Le phénomène est dénoncé par les parents d’élèves. « Cette pratique est indécente et elle gangrène le milieu scolaire au niveau des parents qui y laissent des plumes. Elle crée une injustice entre les enfants qui n’ont  pas les moyens de les acquérir, s’oppose à  l’utilisation des ouvrages scolaires imposés  par l’état. Fait une concurrence déloyale aux vraies libraires professionnelles», dénonce le président de l’Organisation des parents d’élèves et étudiants de Côte d’Ivoire, Kadio Aka Claude.

Il projette une réunion de son bureau national pour trancher la question des fascicules, de même que les frais d’inscription et de réinscription, les jours à venir.

« Je souhaite que la Ministre soit ferme. Que les parents refusent d’acheter ces documents. Cependant si on estime que c’est nécessaire pour les élèves, qu’on réglemente et que le coût soit abordable pour tous », a-t-il souhaité.

Approchés pour en savoir davantage sur la vente des documents illégaux, les enseignants se défendent.  « Dans une classe, il peut avoir plusieurs documents pour la même discipline. Les autres peuvent servir de recherche ou d’exercice. L’enseignant va choisir un seul document et cela lui servira de document de classe. Il y a plusieurs document c’est vrai. Généralement quand le fascicule est fait par le conseil d’enseignement on souhaite que les élèves le prennent. Dans ces documents tout y est. Le cours et les exercices. Nous ne privilégions pas les élèves qui achètent au détriment de ceux qui n’en ont pas. Nous faisons comprendre aux parents qu’il y a un véritable intérêt économique pour les parents et utile pour les élèves. Nous n’acceptons pas que les enseignants le fassent individuellement c’est pourquoi nous sensibilisons les collègues qui le font. C’est vrai qu’il y a des brebis galeuses. Il peut avoir des collègues qui le font mais nous combattons cela », se défend Ekoun Kouassi, responsable syndical d’enseignant.
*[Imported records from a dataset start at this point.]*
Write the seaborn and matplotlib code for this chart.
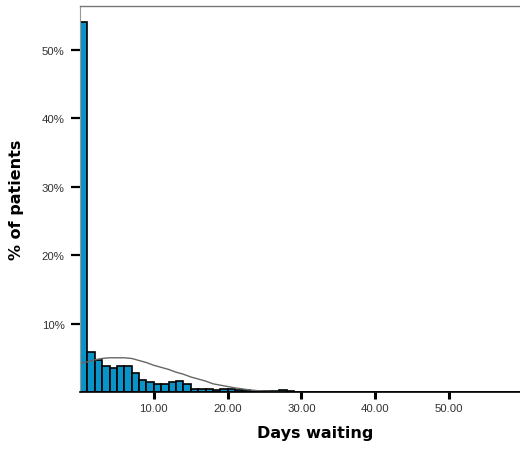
import numpy as np
import pandas as pd
import matplotlib
matplotlib.use("Agg")
import matplotlib.pyplot as plt
import seaborn as sns

# Histogram: percent of patients per 1-day bin (bin start day)
days = list(range(0, 60))
pct = [54.1, 5.9, 4.7, 3.75, 3.5, 3.75, 3.75, 2.77, 1.8, 1.4,
       1.17, 1.17, 1.4, 1.65, 1.2, 0.5, 0.5, 0.5, 0.35, 0.5,
       0.5, 0.35, 0.35, 0.15, 0.15, 0.1, 0.1, 0.35, 0.1, 0.05] + [0.0] * 30

# Normal curve overlay
curve_x = [0, 1, 2, 3, 4, 5, 6, 7, 8, 9, 10, 11, 12, 13, 14, 15, 16, 17, 18, 19,
           20, 21, 22, 23, 24, 25, 26, 27, 28]
curve_y = [4.2, 4.4, 4.7, 4.9, 5.0, 5.0, 5.0, 4.9, 4.6, 4.3, 3.9, 3.6, 3.3, 2.9,
           2.6, 2.2, 1.9, 1.6, 1.2, 1.0, 0.8, 0.6, 0.45, 0.3, 0.2, 0.15, 0.1,
           0.05, 0.0]

xticks = [10, 20, 30, 40, 50]
xtick_labels = ["10.00", "20.00", "30.00", "40.00", "50.00"]
yticks = [10, 20, 30, 40, 50]
ytick_labels = ["10%", "20%", "30%", "40%", "50%"]

sns.set_style("white")
plt.rcParams["font.family"] = ["Liberation Sans", "DejaVu Sans"]

fig = plt.figure(figsize=(5.2, 4.52), dpi=100)
ax = fig.add_axes([80 / 520, 1 - 393 / 452, 440 / 520, 386 / 452])

df = pd.DataFrame({"day": [d + 0.5 for d in days], "pct": pct})
sns.histplot(data=df, x="day", weights="pct", binwidth=1, binrange=(0, 60),
             stat="count", color="#0993c8", alpha=1.0, edgecolor="black",
             linewidth=1.2, ax=ax)

cdf = pd.DataFrame({"x": curve_x, "y": curve_y})
sns.lineplot(data=cdf, x="x", y="y", color="#666666", linewidth=1.0, ax=ax)

ax.set_xlim(0, 59.6)
ax.set_ylim(0, 56.4)

ax.set_xticks(xticks)
ax.set_xticklabels(xtick_labels, fontsize=8.2, color="#333333")
ax.set_yticks(yticks)
ax.set_yticklabels(ytick_labels, fontsize=8.2, color="#333333")
ax.tick_params(axis="x", direction="out", length=5, width=2.2, color="black", pad=3)
ax.tick_params(axis="y", direction="out", length=6.5, width=1.6, color="black", pad=4.5)
ax.tick_params(bottom=True, left=True)

ax.spines["right"].set_visible(False)
ax.spines["top"].set_color("#777777")
ax.spines["top"].set_linewidth(1.0)
ax.spines["left"].set_color("#999999")
ax.spines["left"].set_linewidth(0.8)
ax.spines["bottom"].set_color("black")
ax.spines["bottom"].set_linewidth(1.2)

ax.set_xlabel("Days waiting", fontsize=11.5, fontweight="bold", family="DejaVu Sans", color="black")
ax.set_ylabel("% of patients", fontsize=11.5, fontweight="bold", family="DejaVu Sans", color="black")
ax.xaxis.set_label_coords(0.534, -0.085)
ax.yaxis.set_label_coords(-0.128, 0.5)
ax.grid(False)

fig.savefig("out.png", dpi=100)
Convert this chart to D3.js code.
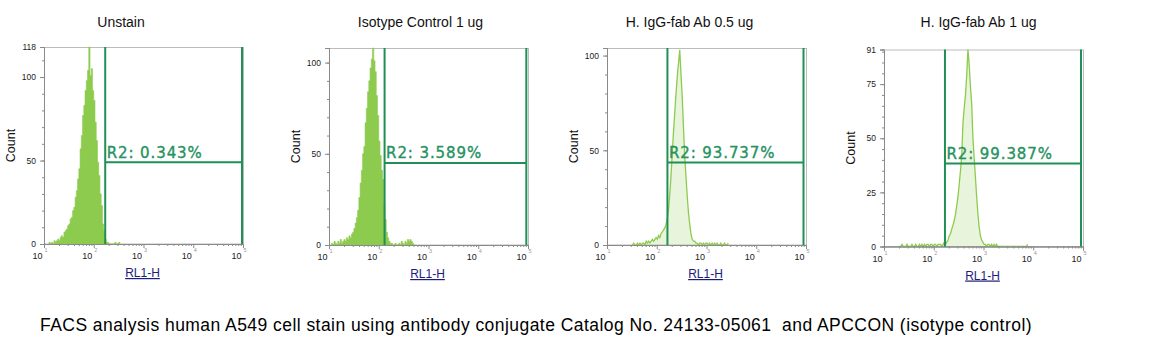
<!DOCTYPE html>
<html><head><meta charset="utf-8">
<script src="https://cdn.jsdelivr.net/npm/d3@7"></script>
<style>body{margin:0;background:#fff}svg{display:block}</style>
</head><body><svg id="c" width="1151" height="356"></svg>
<script>
// ---------------- data ----------------
const panelTitles = ["Unstain", "Isotype Control 1 ug", "H. IgG-fab Ab 0.5 ug", "H. IgG-fab Ab 1 ug"];
const gateLabels = ["R2: 0.343%", "R2: 3.589%", "R2: 93.737%", "R2: 99.387%"];
const yMaxValues = [118, 108, 104, 91];
const yTickLabels = [[0, 50, 100, 118], [0, 50, 100], [0, 50, 100], [0, 25, 50, 75, 91]];
const yMinorSteps = [10, 10, 10, 5];
const xTickExponents = [1, 2, 3, 4, 5];
const gateLow = [170, 131, 164, 168];
const gateHigh = [95500, 92500, 89100, 91200];
const gateLevel = [49, 45, 43.5, 38.3];
const binStartLog = [1.1, 1.05, 1.5, 1.3];
const binStepLog = 0.025;
const unstainCounts = [1,0,1,0,2,1,2,3,2,4, 5,4,7,8,9,11,12,15,16,20, 22,28,32,39,45,57,65,77,83,92,
  98,104,118,101,105,92,86,73,62,49, 41,30,23,12,8,3,1,1,0,0, 0,0,0,1,0,0,1];
const isotypeCounts = [1,0,2,1,0,2,1,3,1,2,3, 2,4,3,5,4,6,7,9,12,15, 19,26,34,41,50,54,67,75,84,90,
  97,102,108,101,95,82,71,57,49,41, 36,23,14,7,4,2,1,1,0,0, 1,0,0,1,0,2,1,0,2,1,3,2,3,2,1,0];
const igg05Counts = [0,1,0,0,1,0,1,0,1,1, 0,2,1,2,1,2,3,2,3,4, 3,5,4,6,7,8,9,11,14,19,
  27,37,49,60,70,80,89,96,103,90, 78,62,47,36,26,17,11,6,3,2, 2,1,1,0,1,1,0,1,0,1,
  1,0,1,0,1,0,1,0,1,0, 0,1,0,0,1,0,0,1];
const igg1Counts = [0,0,1,0,0,0,1,0,0,0, 1,0,0,1,0,0,1,0,1,0, 1,0,1,1,0,1,1,0,1,1,
  0,1,1,1,0,1,2,1,2,3, 5,6,8,10,12,15,19,23,29,35, 42,57,64,70,79,91,84,74,66,50,
  41,32,23,15,9,5,3,2,1,1, 0,1,1,0,1,0,1,0,1,0, 0,0,0,0,0,0,0,0,0,0, 0,0,0,0,0,0,0,0,0,0, 0,0,0,1];
const xAxisLabel = "RL1-H";
const yAxisLabel = "Count";
const caption = "FACS analysis human A549 cell stain using antibody conjugate Catalog No. 24133-05061  and APCCON (isotype control)";

// ---------------- layout / style ----------------
const countsList = [unstainCounts, isotypeCounts, igg05Counts, igg1Counts];
const plotW = 199, plotH = 197;
const panelLeft = [44, 329, 607, 884];
const panelTop = [47, 48, 48, 49.5];
const titleX = [121, 420.5, 689.5, 978.5];
const histMode = ["fill", "fill", "line", "line"];
const histColor = "#8dcb4e";
const gateColor = "#1f8f57";
const gateTextColor = "#26925f";
const FONT = "'Liberation Sans', Arial, sans-serif";

const svg = d3.select("#c");

panelTitles.forEach((title, k) => {
  svg.append("text").attr("x", titleX[k]).attr("y", 27).attr("text-anchor", "middle")
    .attr("font-family", FONT).attr("font-size", 14).attr("fill", "#111").text(title);

  const g = svg.append("g").attr("transform", `translate(${panelLeft[k]},${panelTop[k]})`);
  const x = d3.scaleLog().domain([10, 1e5]).range([0, plotW]);
  const y = d3.scaleLinear().domain([0, yMaxValues[k]]).range([plotH, 0]);

  // frame
  g.append("rect").attr("x", 0.5).attr("y", 0.5).attr("width", plotW).attr("height", plotH - 0.5)
    .attr("fill", "none").attr("stroke", "#bcbcbc");

  // histogram
  const counts = countsList[k];
  const start = binStartLog[k];
  if (histMode[k] === "fill") {
    const pts = counts.map((c, i) => [Math.pow(10, start + i * binStepLog), c]);
    pts.push([Math.pow(10, start + counts.length * binStepLog), counts[counts.length - 1]]);
    g.append("path").datum(pts)
      .attr("d", d3.area().curve(d3.curveStepAfter).x(d => x(d[0])).y0(y(0)).y1(d => y(d[1])))
      .attr("fill", histColor).attr("stroke", histColor).attr("stroke-width", 0.6);
  } else {
    const pts = counts.map((c, i) => [Math.pow(10, start + (i + 0.5) * binStepLog), c]);
    g.append("path").datum(pts)
      .attr("d", d3.area().x(d => x(d[0])).y0(y(0)).y1(d => y(d[1])))
      .attr("fill", histColor).attr("fill-opacity", 0.2);
    g.append("path").datum(pts)
      .attr("d", d3.line().x(d => x(d[0])).y(d => y(d[1])))
      .attr("fill", "none").attr("stroke", histColor).attr("stroke-width", 1.3);
  }

  // x axis
  const majors = xTickExponents.map(e => Math.pow(10, e));
  const minors = [];
  xTickExponents.slice(0, -1).forEach(e => { for (let m = 2; m <= 9; m++) minors.push(m * Math.pow(10, e)); });
  const xa = g.append("g").attr("transform", `translate(0,${plotH})`);
  xa.append("g").call(d3.axisBottom(x).tickValues(minors).tickSize(2).tickFormat(""));
  xa.append("g").call(d3.axisBottom(x).tickValues(majors).tickSize(4).tickFormat(""));
  xa.selectAll(".domain").attr("stroke", "#8a8a8a");
  xa.selectAll(".tick line").attr("stroke", "#8a8a8a");
  xTickExponents.forEach(e => {
    const tx = x(Math.pow(10, e));
    xa.append("text").attr("x", tx - 1.5).attr("y", 15).attr("text-anchor", "end")
      .attr("font-family", FONT).attr("font-size", 9).attr("fill", "#222").text("10");
    xa.append("text").attr("x", tx + 0.5).attr("y", 8).attr("font-family", FONT)
      .attr("font-size", 5.5).attr("fill", "#999").text(e);
  });

  // y axis
  const ymin = d3.range(0, yMaxValues[k] + 0.001, yMinorSteps[k]);
  const ya = g.append("g");
  ya.append("g").call(d3.axisLeft(y).tickValues(ymin).tickSize(2).tickFormat(""));
  ya.append("g").call(d3.axisLeft(y).tickValues(yTickLabels[k]).tickSize(4).tickPadding(4));
  ya.selectAll(".domain").attr("stroke", "#8a8a8a");
  ya.selectAll(".tick line").attr("stroke", "#8a8a8a");
  ya.selectAll("text").attr("font-family", FONT).attr("font-size", 8.5).attr("fill", "#222");

  // gate
  const gx1 = x(gateLow[k]), gx2 = x(gateHigh[k]), gy = y(gateLevel[k]);
  g.append("line").attr("x1", gx1).attr("x2", gx1).attr("y1", 0).attr("y2", plotH)
    .attr("stroke", gateColor).attr("stroke-width", 2);
  g.append("line").attr("x1", gx2).attr("x2", gx2).attr("y1", 0).attr("y2", plotH)
    .attr("stroke", gateColor).attr("stroke-width", 2);
  g.append("line").attr("x1", gx1).attr("x2", gx2).attr("y1", gy).attr("y2", gy)
    .attr("stroke", gateColor).attr("stroke-width", 2);
  g.append("text").attr("x", gx1 + 1.5).attr("y", gy - 4.5)
    .attr("font-family", "'DejaVu Sans', Verdana, sans-serif").attr("font-size", 15)
    .attr("letter-spacing", 0.9).attr("fill", gateTextColor)
    .attr("stroke", gateTextColor).attr("stroke-width", 0.35).text(gateLabels[k]);

  // axis titles
  g.append("text").attr("transform", `translate(-29,${plotH / 2}) rotate(-90)`)
    .attr("text-anchor", "middle").attr("font-family", FONT).attr("font-size", 12.5)
    .attr("fill", "#111").text(yAxisLabel);
  g.append("text").attr("x", plotW / 2 - 1).attr("y", plotH + 33).attr("text-anchor", "middle")
    .attr("font-family", FONT).attr("font-size", 12).attr("fill", "#1c1c7a")
    .attr("text-decoration", "underline").text(xAxisLabel);
});

svg.append("text").attr("x", 40).attr("y", 331).attr("font-family", FONT).attr("font-size", 17.5)
  .attr("letter-spacing", 0.45).attr("fill", "#000").style("white-space", "pre").text(caption);
</script>
</body></html>
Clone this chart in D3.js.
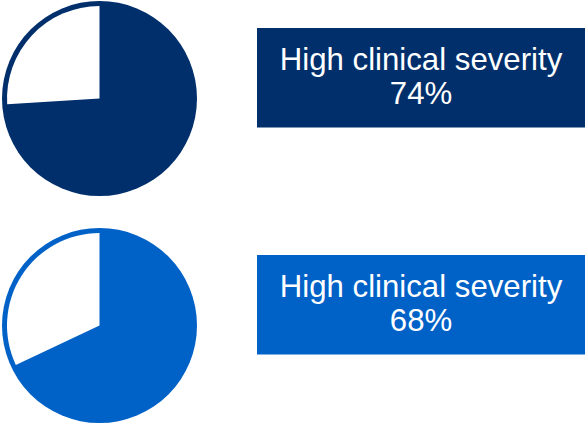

Par ailleurs, il préconise : « Tous les collègues d’une même discipline doivent se réunir pour faire les fascicules de tous les niveaux. Notre travail est difficile, si on ne trouve pas des solutions on ne pourra pas terminer le programme ».

 Les fascicules autorisés doivent suivre une procédure normale. Il s’agit de les produire en conseil d’enseignement, les présenter à la direction de la pédagogie et de la formation continue pour que les inspecteurs généraux de la discipline puissent prendre connaissance du contenu, et le corriger si possible… avant validation.  Mais peu d’enseignants respectent cette consigne. Pourquoi ? « Parce qu’elle prend du temps », justifie Ekoun Kouassi. vivement l’application de mesures idoines pour réglementer cette montée d’anarchie qui perdure depuis des lustres, comme le souhaite Kadio Aka Claude.